Following that, the issue of mandatory conditions, as defined in Section 23(1) of the Act, was addressed in the case titled Surendran v. The State of Kerala etc. WP (C) No. 28734 of 2020 (N), The  Hon'ble Kerala High Court at Ernakulam has asserted that “It is seen that though this was not the issue Supreme Court in S.Vanitha v. Deputy Commissioner, Bangaluru Urban District and Ors (J.T. 2020 (12) SC 208) has occasion to consider the scope of Section 23 of the said Act.
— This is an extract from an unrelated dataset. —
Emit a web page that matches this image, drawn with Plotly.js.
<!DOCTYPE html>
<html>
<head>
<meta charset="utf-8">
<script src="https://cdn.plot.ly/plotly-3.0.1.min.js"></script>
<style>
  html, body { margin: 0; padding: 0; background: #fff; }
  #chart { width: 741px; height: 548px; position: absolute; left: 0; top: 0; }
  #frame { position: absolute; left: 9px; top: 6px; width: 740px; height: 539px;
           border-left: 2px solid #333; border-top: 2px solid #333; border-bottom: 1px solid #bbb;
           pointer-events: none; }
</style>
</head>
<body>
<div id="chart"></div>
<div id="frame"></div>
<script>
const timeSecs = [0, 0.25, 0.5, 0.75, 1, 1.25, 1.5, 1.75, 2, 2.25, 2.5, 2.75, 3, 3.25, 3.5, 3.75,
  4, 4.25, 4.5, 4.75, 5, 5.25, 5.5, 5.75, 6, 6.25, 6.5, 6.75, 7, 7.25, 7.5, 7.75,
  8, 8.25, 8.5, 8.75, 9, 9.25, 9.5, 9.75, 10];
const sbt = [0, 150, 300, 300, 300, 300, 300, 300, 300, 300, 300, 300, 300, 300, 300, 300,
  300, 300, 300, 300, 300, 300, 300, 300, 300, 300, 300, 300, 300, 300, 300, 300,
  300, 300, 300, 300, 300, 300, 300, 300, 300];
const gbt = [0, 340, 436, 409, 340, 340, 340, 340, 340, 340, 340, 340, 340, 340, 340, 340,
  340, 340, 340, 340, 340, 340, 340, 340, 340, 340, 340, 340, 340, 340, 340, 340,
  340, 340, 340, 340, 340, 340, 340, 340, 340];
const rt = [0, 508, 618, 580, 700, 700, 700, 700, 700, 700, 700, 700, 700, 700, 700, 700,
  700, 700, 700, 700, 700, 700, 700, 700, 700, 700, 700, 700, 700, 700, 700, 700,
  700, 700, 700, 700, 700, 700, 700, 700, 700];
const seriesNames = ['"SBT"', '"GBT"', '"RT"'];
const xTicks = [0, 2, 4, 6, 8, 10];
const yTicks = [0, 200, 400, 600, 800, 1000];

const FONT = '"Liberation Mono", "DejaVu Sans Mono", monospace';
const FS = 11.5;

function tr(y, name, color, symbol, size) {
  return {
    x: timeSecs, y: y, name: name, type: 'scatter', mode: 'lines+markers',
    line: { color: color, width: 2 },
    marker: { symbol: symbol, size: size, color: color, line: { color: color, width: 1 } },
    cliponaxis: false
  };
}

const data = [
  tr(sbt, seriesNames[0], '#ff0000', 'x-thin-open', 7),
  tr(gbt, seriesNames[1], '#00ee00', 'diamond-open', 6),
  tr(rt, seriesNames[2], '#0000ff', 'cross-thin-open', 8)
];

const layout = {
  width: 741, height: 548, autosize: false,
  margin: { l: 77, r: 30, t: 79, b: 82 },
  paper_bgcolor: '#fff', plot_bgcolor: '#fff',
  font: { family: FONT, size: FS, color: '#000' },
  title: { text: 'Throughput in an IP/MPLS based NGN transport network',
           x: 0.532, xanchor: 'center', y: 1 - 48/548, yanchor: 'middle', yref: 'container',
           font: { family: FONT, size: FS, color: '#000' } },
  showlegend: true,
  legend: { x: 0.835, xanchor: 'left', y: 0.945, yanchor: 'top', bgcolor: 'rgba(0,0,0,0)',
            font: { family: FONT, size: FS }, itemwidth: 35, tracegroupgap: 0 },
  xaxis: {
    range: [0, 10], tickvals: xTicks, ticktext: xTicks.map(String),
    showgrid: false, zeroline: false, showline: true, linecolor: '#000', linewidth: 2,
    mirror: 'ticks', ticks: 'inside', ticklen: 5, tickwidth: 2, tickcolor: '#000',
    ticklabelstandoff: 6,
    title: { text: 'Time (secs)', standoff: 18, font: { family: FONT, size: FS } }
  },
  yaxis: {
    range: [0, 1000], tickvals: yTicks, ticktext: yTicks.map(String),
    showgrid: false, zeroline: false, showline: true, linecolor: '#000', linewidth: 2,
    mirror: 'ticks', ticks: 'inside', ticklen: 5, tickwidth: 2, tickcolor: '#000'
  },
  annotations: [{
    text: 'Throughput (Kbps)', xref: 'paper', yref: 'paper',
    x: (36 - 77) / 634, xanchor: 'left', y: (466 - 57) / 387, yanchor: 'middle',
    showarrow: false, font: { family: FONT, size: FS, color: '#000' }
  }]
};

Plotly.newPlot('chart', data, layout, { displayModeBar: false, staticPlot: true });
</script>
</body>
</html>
It was indicated that the above clause, as laid down by the Full Bench, should form part of the document.”

                “On the evaluation of the entire facts, in the light of the Full Bench decision of this Court in Subjashini’s case as well as in S.Vanitha’s case, it is evident that in the absence of specific recital in the document that the transferee was obliged or has undertaken or was bound to provide for basic amenities to the transferor, Section 23 of the Act cannot be invoked to set aside a document of transfer.” As result, the writ petition of son/petitioner has been allowed by the Hon’ble Kerala High Court.”
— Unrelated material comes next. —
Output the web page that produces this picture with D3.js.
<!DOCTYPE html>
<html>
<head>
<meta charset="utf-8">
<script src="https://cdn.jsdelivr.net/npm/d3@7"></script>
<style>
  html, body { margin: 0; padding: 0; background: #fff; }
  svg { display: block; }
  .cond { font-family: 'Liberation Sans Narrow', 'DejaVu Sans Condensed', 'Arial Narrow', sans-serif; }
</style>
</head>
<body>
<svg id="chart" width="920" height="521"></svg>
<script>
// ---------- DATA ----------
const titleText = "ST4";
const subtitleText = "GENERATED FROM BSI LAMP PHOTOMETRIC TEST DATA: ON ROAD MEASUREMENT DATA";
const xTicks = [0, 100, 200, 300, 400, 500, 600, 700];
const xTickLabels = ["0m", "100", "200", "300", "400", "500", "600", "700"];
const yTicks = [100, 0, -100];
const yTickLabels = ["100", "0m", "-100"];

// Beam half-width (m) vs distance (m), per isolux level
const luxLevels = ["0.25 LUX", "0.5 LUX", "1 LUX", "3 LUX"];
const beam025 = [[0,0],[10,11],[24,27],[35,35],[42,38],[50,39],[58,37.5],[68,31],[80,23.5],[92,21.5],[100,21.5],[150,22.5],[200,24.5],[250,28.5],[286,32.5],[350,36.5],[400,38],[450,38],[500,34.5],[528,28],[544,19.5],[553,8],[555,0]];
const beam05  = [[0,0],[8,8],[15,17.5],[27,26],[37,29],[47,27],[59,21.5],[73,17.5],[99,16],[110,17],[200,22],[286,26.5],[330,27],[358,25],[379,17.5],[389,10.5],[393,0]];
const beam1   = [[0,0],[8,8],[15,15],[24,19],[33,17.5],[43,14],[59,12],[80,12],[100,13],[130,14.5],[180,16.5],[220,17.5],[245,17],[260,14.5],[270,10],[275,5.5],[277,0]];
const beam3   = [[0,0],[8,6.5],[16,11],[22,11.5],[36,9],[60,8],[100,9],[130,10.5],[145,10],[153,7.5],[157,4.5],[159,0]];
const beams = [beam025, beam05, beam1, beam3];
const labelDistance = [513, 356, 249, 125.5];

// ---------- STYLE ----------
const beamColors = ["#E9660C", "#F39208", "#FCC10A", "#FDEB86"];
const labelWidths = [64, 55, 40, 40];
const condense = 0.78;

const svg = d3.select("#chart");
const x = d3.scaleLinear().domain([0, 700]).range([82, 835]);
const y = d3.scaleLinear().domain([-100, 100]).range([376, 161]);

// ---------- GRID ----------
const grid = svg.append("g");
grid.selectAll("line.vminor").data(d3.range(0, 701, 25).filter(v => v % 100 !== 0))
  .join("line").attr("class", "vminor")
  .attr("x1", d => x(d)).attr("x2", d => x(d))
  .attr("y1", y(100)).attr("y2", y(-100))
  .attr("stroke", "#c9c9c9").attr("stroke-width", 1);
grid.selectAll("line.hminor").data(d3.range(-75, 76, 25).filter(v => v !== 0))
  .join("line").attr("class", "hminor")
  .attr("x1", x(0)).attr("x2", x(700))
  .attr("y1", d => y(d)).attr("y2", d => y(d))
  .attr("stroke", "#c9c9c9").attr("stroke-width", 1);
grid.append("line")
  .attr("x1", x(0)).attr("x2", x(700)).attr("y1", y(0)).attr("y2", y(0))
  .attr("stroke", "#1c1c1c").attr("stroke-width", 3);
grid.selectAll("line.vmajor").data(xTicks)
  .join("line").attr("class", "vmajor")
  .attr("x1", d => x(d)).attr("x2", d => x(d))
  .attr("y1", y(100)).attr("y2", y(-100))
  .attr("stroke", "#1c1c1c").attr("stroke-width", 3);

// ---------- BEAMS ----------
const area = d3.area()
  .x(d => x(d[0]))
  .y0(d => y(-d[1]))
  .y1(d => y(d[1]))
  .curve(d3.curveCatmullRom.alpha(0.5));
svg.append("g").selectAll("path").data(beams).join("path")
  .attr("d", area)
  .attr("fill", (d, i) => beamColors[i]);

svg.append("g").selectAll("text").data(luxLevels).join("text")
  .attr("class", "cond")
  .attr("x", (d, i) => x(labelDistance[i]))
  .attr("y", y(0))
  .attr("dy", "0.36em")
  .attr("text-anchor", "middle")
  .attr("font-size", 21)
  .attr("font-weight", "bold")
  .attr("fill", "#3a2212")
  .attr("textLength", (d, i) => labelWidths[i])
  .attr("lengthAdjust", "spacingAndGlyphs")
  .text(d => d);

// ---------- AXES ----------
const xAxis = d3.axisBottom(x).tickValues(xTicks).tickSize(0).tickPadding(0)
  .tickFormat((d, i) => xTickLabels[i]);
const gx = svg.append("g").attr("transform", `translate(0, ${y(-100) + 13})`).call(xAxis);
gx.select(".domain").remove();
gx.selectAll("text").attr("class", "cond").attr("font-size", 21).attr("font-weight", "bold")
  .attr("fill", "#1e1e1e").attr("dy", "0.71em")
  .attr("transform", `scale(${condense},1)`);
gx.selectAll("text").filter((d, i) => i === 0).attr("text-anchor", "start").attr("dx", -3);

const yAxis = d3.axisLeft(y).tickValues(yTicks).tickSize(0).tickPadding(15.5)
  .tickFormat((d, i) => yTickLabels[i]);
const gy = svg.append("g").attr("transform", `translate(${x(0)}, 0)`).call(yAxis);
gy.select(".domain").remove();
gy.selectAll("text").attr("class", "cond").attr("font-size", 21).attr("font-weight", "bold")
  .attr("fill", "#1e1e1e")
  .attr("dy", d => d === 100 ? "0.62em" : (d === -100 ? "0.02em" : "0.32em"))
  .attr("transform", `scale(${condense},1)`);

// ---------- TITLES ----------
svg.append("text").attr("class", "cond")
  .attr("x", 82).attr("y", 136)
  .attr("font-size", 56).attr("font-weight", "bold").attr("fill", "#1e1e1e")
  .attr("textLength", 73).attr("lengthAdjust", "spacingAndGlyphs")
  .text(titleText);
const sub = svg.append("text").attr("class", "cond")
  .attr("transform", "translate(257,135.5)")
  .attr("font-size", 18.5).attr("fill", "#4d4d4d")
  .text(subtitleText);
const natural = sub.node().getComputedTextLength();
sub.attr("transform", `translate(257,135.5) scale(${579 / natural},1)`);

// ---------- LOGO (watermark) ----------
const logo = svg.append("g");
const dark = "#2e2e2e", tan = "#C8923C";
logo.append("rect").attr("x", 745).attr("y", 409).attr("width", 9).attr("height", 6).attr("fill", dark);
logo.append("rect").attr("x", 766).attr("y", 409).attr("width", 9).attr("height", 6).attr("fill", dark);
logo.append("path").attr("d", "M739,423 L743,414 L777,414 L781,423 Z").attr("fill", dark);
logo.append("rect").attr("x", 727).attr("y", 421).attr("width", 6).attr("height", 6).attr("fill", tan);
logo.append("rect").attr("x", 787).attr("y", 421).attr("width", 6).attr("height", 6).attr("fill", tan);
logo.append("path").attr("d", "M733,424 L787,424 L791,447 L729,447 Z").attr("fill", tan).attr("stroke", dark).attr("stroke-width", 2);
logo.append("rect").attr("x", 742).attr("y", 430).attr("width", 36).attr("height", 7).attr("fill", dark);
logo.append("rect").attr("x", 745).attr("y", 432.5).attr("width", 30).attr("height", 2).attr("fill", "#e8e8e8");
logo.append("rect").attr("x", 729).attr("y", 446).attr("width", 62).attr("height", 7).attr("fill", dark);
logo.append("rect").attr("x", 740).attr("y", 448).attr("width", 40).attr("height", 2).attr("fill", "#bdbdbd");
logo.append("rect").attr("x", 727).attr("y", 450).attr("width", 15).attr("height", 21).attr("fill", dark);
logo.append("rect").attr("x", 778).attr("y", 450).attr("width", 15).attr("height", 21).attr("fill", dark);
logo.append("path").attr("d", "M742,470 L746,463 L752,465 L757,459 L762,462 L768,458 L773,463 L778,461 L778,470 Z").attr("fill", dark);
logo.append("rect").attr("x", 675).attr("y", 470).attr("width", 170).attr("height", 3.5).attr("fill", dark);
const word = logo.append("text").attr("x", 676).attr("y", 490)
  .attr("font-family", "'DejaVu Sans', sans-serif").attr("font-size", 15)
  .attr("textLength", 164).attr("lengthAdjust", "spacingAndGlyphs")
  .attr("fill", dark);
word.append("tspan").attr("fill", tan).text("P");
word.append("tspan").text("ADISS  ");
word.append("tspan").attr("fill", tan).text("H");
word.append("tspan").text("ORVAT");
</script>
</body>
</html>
However, Ramakrishnan Nair, the father, filed writ appeal no. 789 of 2021. The Hon'ble Double Bench also dismissed his writ appeal in an order dated 06.07.2021, holding that "we do not find any jurisdictional error or other legal infirmities on the part of the learned Single Judge in interfering with the Tribunal's order and allowing the writ petition." 

 

We also have to consider the below given two circumstances:- 
 
First : we have to understand the “will” and its consequences, in which the decisions and wishes of senior citizens are known to the family members after their deaths, the family member who does not get anything or gets less or not satisfied could challenge the will of parents or senior citizen, before civil courts.
 
Second : we have to understand the recent property transfer (property in question of litigation under Senior Citizen Act) and its consequences, in which the decisions and wishes of senior citizen are known to the family members, during the life time of Parents and Senior Citizen, the family member who does not get anything or gets less or not satisfied or who resides far away from their parents, neglected them most of their life time, at a later time comes their home back with hope something would be given to them. 
 
It is at this point that the elderly person's problems begin, as furious/errant members of his family pressure him to get-back his property, and they are not deterred from exerting any kind of pressure or provocation. Especially when the elderly person is weak physically as well as emotionally, it's not at all difficult to provoke him by getting emotional.
 
Children who used to look after their parents are facing false petitions at the instigation of errant family members who never care for their parents and later, instead of giving mental peace, indulge in false litigation and create more and more hurdles in Senior Citizen life, and take stand against family members who were duly looking after the Senior Citizen and received property from the Parents. 
 
The Hon’ble Supreme Court has also asserted that taking care of elderly parents will not amount of exerting “undue influence” on them if the aged parents decide to sell or will their property in the name of their caretakers. By this ruling, the Supreme Court said that such a view was necessary in today’s situation as otherwise, the elderly will be the object of neglect.
 
 
Certainly, if family members who received the property did not satisfy the requirements of Senior Citizen, a complaint could be filed under section 23 of the Senior Citizen Act but if facts and circumstances are not so, Senior Citizen Act should not be treated like the nature of ‘Will’ i.e. governs altogether differently.
 
It is important to note that when parents and Senior Citizens file a complaint after a long period of time (the period generally barred when dealing with other illegal acts, under the provision of limitation, except for senior citizen acts) and do not assert and demand in his/her complaint that was not fulfilled or failed by the transferee, how the Tribunal could make a sudden inference against the transferee and void the document under in litigation?